O declínio da saúde mental
Outra cena emblemática é no minuto final do documentário. O espectador ouve o mesmo discurso que Chorão dizia no início da carreira: “a minha alma é feita de sonhos, luto por isso, sem isso eu não vivo”. Esta mesma frase é dita pelo artista em um de seus últimos shows, mas dessa vez com um semblante triste e cansado. É neste momento que vemos que os sonhos de Chorão se tornaram um fardo no qual ele já não suporta mais carregar. Esta cena demonstra claramente o quanto é necessário discutir saúde mental nos dias de hoje.
Por mais paradoxal que fosse, Chorão demonstrou ser um grande artista capaz de marcar toda uma geração com suas ideias e posicionamentos. Além, é claro, de influenciar a música brasileira em vários gêneros e subgêneros. Ainda que haja quem não goste de Chorão por conta de certas atitudes que o artista tomou em vida, é preciso deixar de lado o moralismo ao tratar sobre a trajetória de Chorão, como bem pontuou o relato do jornalista e apresentador Serginho Groisman no documentário.
“O Chorão tem que ser respeitado muito, muito, por tudo o que ele fez.

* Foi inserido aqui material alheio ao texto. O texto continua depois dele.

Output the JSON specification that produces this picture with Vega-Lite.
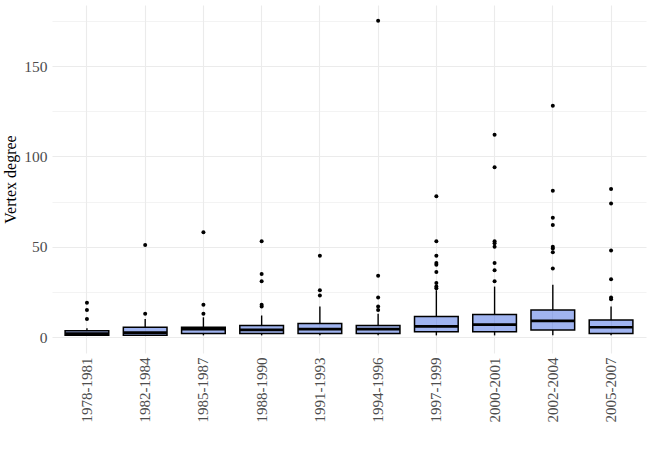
{
  "$schema": "https://vega.github.io/schema/vega-lite/v6.json",
  "width": 594,
  "height": 348,
  "autosize": {"type": "none"},
  "padding": {"left": 52, "top": 5, "right": 4, "bottom": 97},
  "background": "white",
  "config": {
    "view": {"stroke": null},
    "font": "Liberation Serif",
    "axis": {"ticks": false, "domain": false, "gridColor": "#EBEBEB", "labelColor": "#4D4D4D", "labelFont": "Liberation Serif", "titleFont": "Liberation Serif", "titleFontWeight": "normal", "titleColor": "black"}
  },
  "datasets": {
    "boxes": [
      {"period": "1978-1981", "lower": 1, "q1": 1, "median": 2, "q3": 3.5, "upper": 5},
      {"period": "1982-1984", "lower": 1, "q1": 1, "median": 2.5, "q3": 5.5, "upper": 10},
      {"period": "1985-1987", "lower": 1, "q1": 2, "median": 4.5, "q3": 5.5, "upper": 11},
      {"period": "1988-1990", "lower": 1, "q1": 2, "median": 4, "q3": 6.5, "upper": 12},
      {"period": "1991-1993", "lower": 1, "q1": 2, "median": 4.5, "q3": 7.5, "upper": 17},
      {"period": "1994-1996", "lower": 1, "q1": 2, "median": 4.5, "q3": 6.5, "upper": 13},
      {"period": "1997-1999", "lower": 1, "q1": 3, "median": 6, "q3": 11.5, "upper": 26},
      {"period": "2000-2001", "lower": 1, "q1": 3, "median": 7, "q3": 12.5, "upper": 28},
      {"period": "2002-2004", "lower": 1, "q1": 4, "median": 9, "q3": 15, "upper": 29},
      {"period": "2005-2007", "lower": 1, "q1": 2, "median": 5.5, "q3": 9.5, "upper": 17}
    ],
    "outliers": [
      {"period": "1978-1981", "degree": 10}, {"period": "1978-1981", "degree": 15}, {"period": "1978-1981", "degree": 19},
      {"period": "1982-1984", "degree": 13}, {"period": "1982-1984", "degree": 51},
      {"period": "1985-1987", "degree": 13}, {"period": "1985-1987", "degree": 18}, {"period": "1985-1987", "degree": 58},
      {"period": "1988-1990", "degree": 17}, {"period": "1988-1990", "degree": 18}, {"period": "1988-1990", "degree": 31}, {"period": "1988-1990", "degree": 35}, {"period": "1988-1990", "degree": 53},
      {"period": "1991-1993", "degree": 23}, {"period": "1991-1993", "degree": 26}, {"period": "1991-1993", "degree": 45},
      {"period": "1994-1996", "degree": 15}, {"period": "1994-1996", "degree": 17}, {"period": "1994-1996", "degree": 22}, {"period": "1994-1996", "degree": 34}, {"period": "1994-1996", "degree": 175},
      {"period": "1997-1999", "degree": 27}, {"period": "1997-1999", "degree": 28}, {"period": "1997-1999", "degree": 30}, {"period": "1997-1999", "degree": 36}, {"period": "1997-1999", "degree": 40}, {"period": "1997-1999", "degree": 41}, {"period": "1997-1999", "degree": 45}, {"period": "1997-1999", "degree": 53}, {"period": "1997-1999", "degree": 78},
      {"period": "2000-2001", "degree": 31}, {"period": "2000-2001", "degree": 37}, {"period": "2000-2001", "degree": 41}, {"period": "2000-2001", "degree": 50}, {"period": "2000-2001", "degree": 52}, {"period": "2000-2001", "degree": 53}, {"period": "2000-2001", "degree": 94}, {"period": "2000-2001", "degree": 112},
      {"period": "2002-2004", "degree": 38}, {"period": "2002-2004", "degree": 47}, {"period": "2002-2004", "degree": 49}, {"period": "2002-2004", "degree": 50}, {"period": "2002-2004", "degree": 62}, {"period": "2002-2004", "degree": 66}, {"period": "2002-2004", "degree": 81}, {"period": "2002-2004", "degree": 128},
      {"period": "2005-2007", "degree": 21}, {"period": "2005-2007", "degree": 22}, {"period": "2005-2007", "degree": 32}, {"period": "2005-2007", "degree": 48}, {"period": "2005-2007", "degree": 74}, {"period": "2005-2007", "degree": 82}
    ]
  },
  "layer": [
    {
      "data": {"name": "boxes"},
      "mark": {"type": "rule", "stroke": "black", "strokeWidth": 1.4},
      "encoding": {
        "x": {
          "field": "period", "type": "nominal",
          "scale": {"type": "band", "paddingInner": 0, "paddingOuter": 0.1},
          "axis": {"title": null, "labelAngle": 270, "labelAlign": "right", "labelBaseline": "middle", "labelFontSize": 15, "labelPadding": 4, "grid": true, "gridWidth": 1.1, "bandPosition": 0.5}
        },
        "y": {
          "field": "q3", "type": "quantitative",
          "scale": {"domain": [-8.75, 183.75], "nice": false, "zero": false},
          "axis": {
            "title": "Vertex degree", "titleFontSize": 16, "titlePadding": 5,
            "values": [0, 25, 50, 75, 100, 125, 150, 175],
            "labelExpr": "datum.value % 50 === 0 ? datum.label : ''",
            "labelFontSize": 15.5, "labelPadding": 5,
            "grid": true,
            "gridWidth": {"condition": {"test": "datum.value % 50 === 0", "value": 1.1}, "value": 0.6}
          }
        },
        "y2": {"field": "upper"}
      }
    },
    {
      "data": {"name": "boxes"},
      "mark": {"type": "rule", "stroke": "black", "strokeWidth": 1.4},
      "encoding": {
        "x": {"field": "period", "type": "nominal"},
        "y": {"field": "lower", "type": "quantitative"},
        "y2": {"field": "q1"}
      }
    },
    {
      "data": {"name": "boxes"},
      "mark": {"type": "bar", "fill": "#4169E1", "fillOpacity": 0.5, "stroke": "black", "strokeWidth": 1.5, "width": {"band": 0.75}},
      "encoding": {
        "x": {"field": "period", "type": "nominal"},
        "y": {"field": "q1", "type": "quantitative"},
        "y2": {"field": "q3"}
      }
    },
    {
      "data": {"name": "boxes"},
      "mark": {"type": "tick", "color": "black", "size": 43.5, "thickness": 2.7, "opacity": 1},
      "encoding": {
        "x": {"field": "period", "type": "nominal"},
        "y": {"field": "median", "type": "quantitative"}
      }
    },
    {
      "data": {"name": "outliers"},
      "mark": {"type": "circle", "color": "black", "size": 16, "opacity": 1},
      "encoding": {
        "x": {"field": "period", "type": "nominal"},
        "y": {"field": "degree", "type": "quantitative"}
      }
    }
  ]
}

As escolhas pessoais dele podem ou não estar ligadas à música, ao sucesso. O que a gente não pode, de jeito nenhum, é ter uma visão moralista, o certo e o errado, o bem e o mal. Ninguém é composto só disso”.

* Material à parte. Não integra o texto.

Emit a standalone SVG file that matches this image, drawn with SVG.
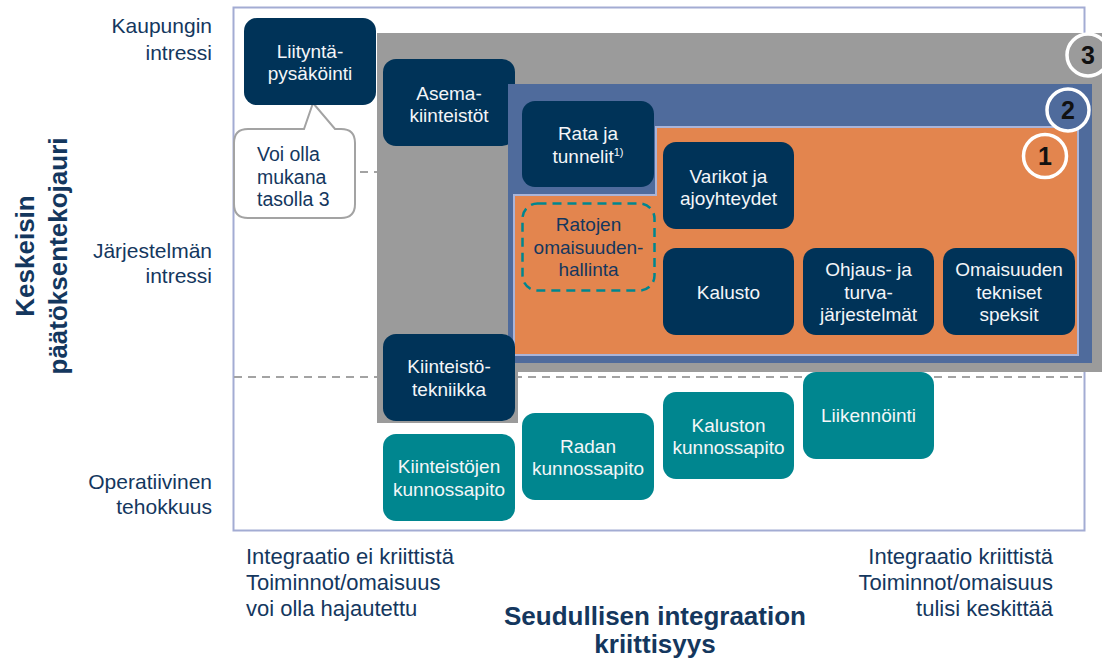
<svg xmlns="http://www.w3.org/2000/svg" width="1102" height="662" viewBox="0 0 1102 662">
  <style>
    .axis { font-family: "Liberation Sans", Arial, sans-serif; font-size: 21px; fill: #14375e; }
    .axisb { font-family: "Liberation Sans", Arial, sans-serif; font-size: 22px; fill: #14375e; }
    .note { font-family: "Liberation Sans", Arial, sans-serif; font-size: 19.5px; fill: #14375e; }
    .title { font-family: "Liberation Sans", Arial, sans-serif; font-size: 26px; font-weight: bold; fill: #14375e; }
    .bt { font-family: "Liberation Sans", Arial, sans-serif; font-size: 19px; fill: #f4f6f8; text-anchor: middle; }
    .dt { font-family: "Liberation Sans", Arial, sans-serif; font-size: 19px; fill: #14375e; text-anchor: middle; }
    .navy { fill: #003358; }
    .teal { fill: #00868f; }
    .dash { stroke: #a3a3a3; stroke-width: 2; stroke-dasharray: 8 6; fill: none; }
    .ring { stroke: #ffffff; stroke-width: 3.5; }
    .num { font-family: "Liberation Sans", Arial, sans-serif; font-size: 25px; font-weight: bold; fill: #111111; text-anchor: middle; }
  </style>

  <!-- chart frame -->
  <rect x="233.5" y="7.5" width="851" height="523" fill="#ffffff" stroke="#a3acd3" stroke-width="2"/>

  <!-- level separators -->
  <g id="connectors">
    <line class="dash" x1="234" y1="172" x2="378" y2="172"/>
    <line class="dash" x1="234" y1="377" x2="1084" y2="377"/>
  </g>

  <!-- level 3 area -->
  <g id="level3">
    <polygon points="377,33 1102,33 1102,372 518,372 518,423 377,423" fill="#9b9b9b"/>
  </g>

  <g id="asemakiinteistot">
    <rect class="navy" x="383" y="59" width="132" height="87" rx="13"/>
    <text class="bt" x="449" y="99.5">Asema-</text>
    <text class="bt" x="449" y="122">kiinteistöt</text>
  </g>

  <!-- level 2 area -->
  <g id="level2">
    <rect x="508" y="84" width="584" height="279" fill="#4f6b9c"/>
  </g>

  <!-- level 1 area -->
  <g id="level1">
    <polygon points="656,127 1078,127 1078,355 514,355 514,195 656,195" fill="#e3854e" stroke="#aab4d8" stroke-width="2"/>
  </g>

  <!-- level markers -->
  <g id="marker3">
    <circle class="ring" cx="1088" cy="55" r="21" fill="#9b9b9b"/>
    <text class="num" x="1088" y="64">3</text>
  </g>
  <g id="marker2">
    <circle class="ring" cx="1068" cy="110" r="21" fill="#4f6b9c"/>
    <text class="num" x="1068" y="119">2</text>
  </g>
  <g id="marker1">
    <circle class="ring" cx="1045" cy="156" r="21.5" fill="#e3854e"/>
    <text class="num" x="1045" y="165">1</text>
  </g>

  <!-- callout -->
  <g id="callout">
    <path d="M248,129 L304,129 L313,103 L335,129 L341,129 Q355,129 355,143 L355,204 Q355,218 341,218 L248,218 Q234,218 234,204 L234,143 Q234,129 248,129 Z" fill="#ffffff" stroke="#a3a3a3" stroke-width="2"/>
    <text class="note" x="257" y="161">Voi olla</text>
    <text class="note" x="257" y="183.5">mukana</text>
    <text class="note" x="257" y="206">tasolla 3</text>
  </g>

  <g id="liityntapysakointi">
    <rect class="navy" x="244" y="18" width="132" height="87" rx="13"/>
    <text class="bt" x="310" y="57.5">Liityntä-</text>
    <text class="bt" x="310" y="80">pysäköinti</text>
  </g>

  <g id="ratajatunnelit">
    <rect class="navy" x="522" y="101" width="132" height="86" rx="13"/>
    <text class="bt" x="588" y="140">Rata ja</text>
    <text class="bt" x="588" y="162.5">tunnelit<tspan font-size="11" dy="-7">1)</tspan></text>
  </g>

  <g id="varikot">
    <rect class="navy" x="663" y="142" width="131" height="87" rx="13"/>
    <text class="bt" x="728.5" y="183">Varikot ja</text>
    <text class="bt" x="728.5" y="205">ajoyhteydet</text>
  </g>

  <g id="ratojenomaisuudenhallinta">
    <rect x="522.5" y="203.5" width="132" height="87" rx="15" fill="none" stroke="#00868f" stroke-width="2.5" stroke-dasharray="9 6"/>
    <text class="dt" x="588.5" y="231">Ratojen</text>
    <text class="dt" x="588.5" y="253.5">omaisuuden-</text>
    <text class="dt" x="588.5" y="276">hallinta</text>
  </g>

  <g id="kalusto">
    <rect class="navy" x="663" y="248" width="131" height="87" rx="13"/>
    <text class="bt" x="728.5" y="298.5">Kalusto</text>
  </g>

  <g id="ohjausjaturvajarjestelmat">
    <rect class="navy" x="803" y="248" width="131" height="87" rx="13"/>
    <text class="bt" x="868.5" y="276">Ohjaus- ja</text>
    <text class="bt" x="868.5" y="298.5">turva-</text>
    <text class="bt" x="868.5" y="321">järjestelmät</text>
  </g>

  <g id="omaisuudentekniset">
    <rect class="navy" x="943" y="248" width="132" height="87" rx="13"/>
    <text class="bt" x="1009" y="276">Omaisuuden</text>
    <text class="bt" x="1009" y="298.5">tekniset</text>
    <text class="bt" x="1009" y="321">speksit</text>
  </g>

  <g id="kiinteistotekniikka">
    <rect class="navy" x="383" y="334" width="132" height="87" rx="13"/>
    <text class="bt" x="449" y="373">Kiinteistö-</text>
    <text class="bt" x="449" y="395.5">tekniikka</text>
  </g>

  <g id="kiinteistojenkunnossapito">
    <rect class="teal" x="383" y="434" width="132" height="87" rx="13"/>
    <text class="bt" x="449" y="473">Kiinteistöjen</text>
    <text class="bt" x="449" y="495.5">kunnossapito</text>
  </g>

  <g id="radankunnossapito">
    <rect class="teal" x="522" y="413" width="132" height="87" rx="13"/>
    <text class="bt" x="588" y="452.5">Radan</text>
    <text class="bt" x="588" y="475">kunnossapito</text>
  </g>

  <g id="kalustonkunnossapito">
    <rect class="teal" x="663" y="392" width="131" height="87" rx="13"/>
    <text class="bt" x="728.5" y="431.5">Kaluston</text>
    <text class="bt" x="728.5" y="454">kunnossapito</text>
  </g>

  <g id="liikennointi">
    <rect class="teal" x="803" y="372" width="131" height="87" rx="13"/>
    <text class="bt" x="868.5" y="422">Liikennöinti</text>
  </g>

  <!-- vertical axis -->
  <g id="yaxis">
    <text class="axis" x="212" y="33" text-anchor="end">Kaupungin</text>
    <text class="axis" x="212" y="60" text-anchor="end">intressi</text>
    <text class="axis" x="212" y="258" text-anchor="end">Järjestelmän</text>
    <text class="axis" x="212" y="283" text-anchor="end">intressi</text>
    <text class="axis" x="212" y="489" text-anchor="end">Operatiivinen</text>
    <text class="axis" x="212" y="514" text-anchor="end">tehokkuus</text>
    <text class="title" transform="translate(34,256) rotate(-90)" text-anchor="middle">Keskeisin</text>
    <text class="title" transform="translate(67,256) rotate(-90)" text-anchor="middle">päätöksentekojauri</text>
  </g>

  <!-- horizontal axis -->
  <g id="xaxis">
    <text class="axisb" x="246" y="564">Integraatio ei kriittistä</text>
    <text class="axisb" x="246" y="590">Toiminnot/omaisuus</text>
    <text class="axisb" x="246" y="616">voi olla hajautettu</text>
    <text class="axisb" x="1053" y="564" text-anchor="end">Integraatio kriittistä</text>
    <text class="axisb" x="1053" y="590" text-anchor="end">Toiminnot/omaisuus</text>
    <text class="axisb" x="1053" y="616" text-anchor="end">tulisi keskittää</text>
    <text class="title" x="655" y="625" text-anchor="middle">Seudullisen integraation</text>
    <text class="title" x="655" y="653" text-anchor="middle">kriittisyys</text>
  </g>
</svg>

Em “Chorão: Marginal Alado”, o que se tem é uma tentativa de abordar resumidamente a trajetória de um artista tão complexo que foi o frontman da Charlie Brown Jr. Um exercício bastante difícil, pois como o próprio cantor dizia em uma de suas músicas: “não tão complicado demais, mas nem tão simples assim”. O documentário é um bom recorte para quem não conhece o artista. Mas, devido a magnitude de seu legado, Chorão merecia bem mais do que foi explorado.